How Would I Make the World a Better Place? “Picking up papers from someone who drops them.”

One wish: “That I could catch a butterfly and keep it in my room.”

 

As for myself, I’m always updating.  Yesterday I checked out an audio book at the library by Mesa Verde to keep me company on the commute. It was “The Fault in Our Stars” by John Green. It had been on my radar for awhile, especially as a movie was made, but come on…its just young adult fiction. I only picked it up for some lighthearted fun, but a few miles into my drive, tears were already streaming. It wasn’t sad yet, it was just so well written from a teenager’s point of view. This is exactly the book I would have loved in High School had it been written then. It didn’t take me long to realize what it was touching in me is the young love cell that never completely goes away. I let myself cry, realizing it was a surprise opportunity to mourn something…ROMANCE.  If I’m sobbing in the first chapter of teen fiction, of all things, I know something real is happening. So I embrace it and it passes through.

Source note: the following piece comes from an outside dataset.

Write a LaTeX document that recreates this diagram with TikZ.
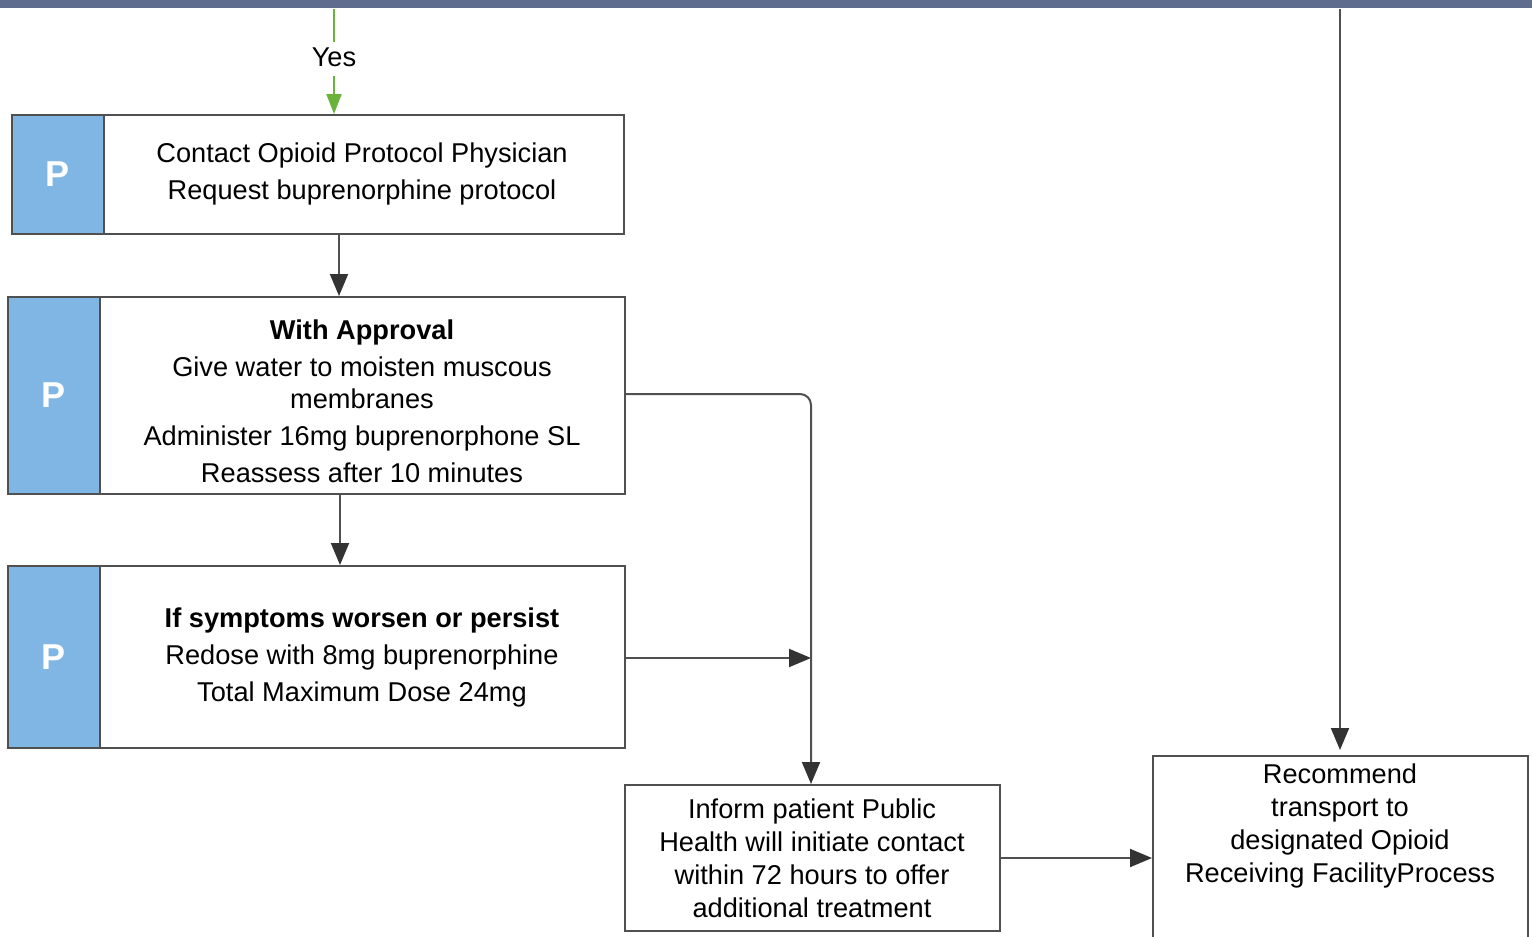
\documentclass[tikz,border=0pt]{standalone}
\usepackage{fontspec}
\setmainfont{Liberation Sans}
\usetikzlibrary{arrows.meta,calc}
\definecolor{barc}{HTML}{5F6C8D}
\definecolor{pblue}{HTML}{80B6E4}
\definecolor{edge}{HTML}{505050}
\definecolor{ygreen}{HTML}{6BB23B}
\definecolor{arrc}{HTML}{333333}
\tikzset{
  box/.style={draw=edge, line width=1pt, fill=white, inner sep=0pt},
  pbox/.style={draw=edge, line width=1pt, fill=pblue, inner sep=0pt, text=white, font=\fontsize{18}{20}\selectfont\bfseries},
  txt/.style={align=center, inner sep=0pt, font=\fontsize{13.6}{18.5}\selectfont},
  txtb/.style={align=center, inner sep=0pt, font=\fontsize{13.6}{16.5}\selectfont},
  arr/.style={draw=edge, line width=1pt, arrows={-{Triangle[length=11pt,width=9pt,color=arrc]}}},
  garr/.style={draw=ygreen, line width=1pt, -{Triangle[length=10pt,width=7.5pt]}},
}
\begin{document}
\begin{tikzpicture}[x=0.5pt,y=-0.5pt]
\useasboundingbox (0,0) rectangle (1532,937);
\clip (0,0) rectangle (1532,937);
\fill[white] (0,0) rectangle (1532,937);
% top bar
\node[fill=barc, inner sep=0pt, minimum width=766pt, minimum height=4pt, anchor=north west] (bar) at (0,0) {};
% box 1
\node[box, minimum width=260pt, minimum height=59.5pt] (b1) at (364,174.5) {};
\node[pbox, minimum width=46pt, minimum height=59.5pt] (p1) at (58,174.5) {P};
\node[txt] (t1) at (362,174) {Contact Opioid Protocol Physician\\Request buprenorphine protocol};
% box 2
\node[box, minimum width=262.5pt, minimum height=98.5pt] (b2) at (362.5,395.5) {};
\node[pbox, minimum width=46pt, minimum height=98.5pt] (p2) at (54,395.5) {P};
\node[txt] (t2) at (362,401) {\textbf{With Approval}\\Give water to moisten muscous\\[-2.5pt]membranes\\Administer 16mg buprenorphone SL\\Reassess after 10 minutes};
% box 3
\node[box, minimum width=262.5pt, minimum height=91pt] (b3) at (362.5,657) {};
\node[pbox, minimum width=46pt, minimum height=91pt] (p3) at (54,657) {P};
\node[txt] (t3) at (362,657) {\textbf{If symptoms worsen or persist}\\Redose with 8mg buprenorphine\\Total Maximum Dose 24mg};
% box 4
\node[box, minimum width=187.5pt, minimum height=73pt] (b4) at (812.5,858) {};
\node[txtb] (t4) at (812,858.5) {Inform patient Public\\Health will initiate contact\\within 72 hours to offer\\additional treatment};
% box 5
\node[box, minimum width=187.5pt, minimum height=105pt, anchor=north] (b5) at (1340.5,755) {};
\node[txtb, anchor=north] (t5) at (1340,763) {Recommend\\transport to\\designated Opioid\\Receiving FacilityProcess};
% Yes
\node[font=\fontsize{13.6}{15}\selectfont, inner sep=0pt] (yes) at (334,57) {Yes};
\draw[draw=ygreen, line width=1pt] (bar.south -| yes) -- (334,42);
\draw[garr] (334,76) -- (b1.north -| yes);
% connectors
\draw[arr] (b1.south -| 339,0) -- (b2.north -| 339,0);
\draw[arr] (b2.south -| 340,0) -- (b3.north -| 340,0);
\coordinate (j) at (811,658);
\draw[arr] (b3.east |- j) -- (j);
\draw[arr, rounded corners=5.5pt] (625,394) -- (811,394) -- (b4.north -| j);
\draw[arr] (b4.east) -- (b5.west |- b4.east);
\draw[arr, shorten >=2.5pt] (bar.south -| 1340,0) -- (b5.north -| 1340,0);
\end{tikzpicture}
\end{document}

I think mourning happens a little at a time, not all at once like we think it is supposed to. My friend Sandy, herself a widow, often tells me that grief should be treated like a champagne bottle.  If all the bubbles were to come out at once, the glass would explode and make a huge mess. Instead, the air is meant to be released slowly, a little at a time, gently sipped and experienced in moments as long as the champagne lasts.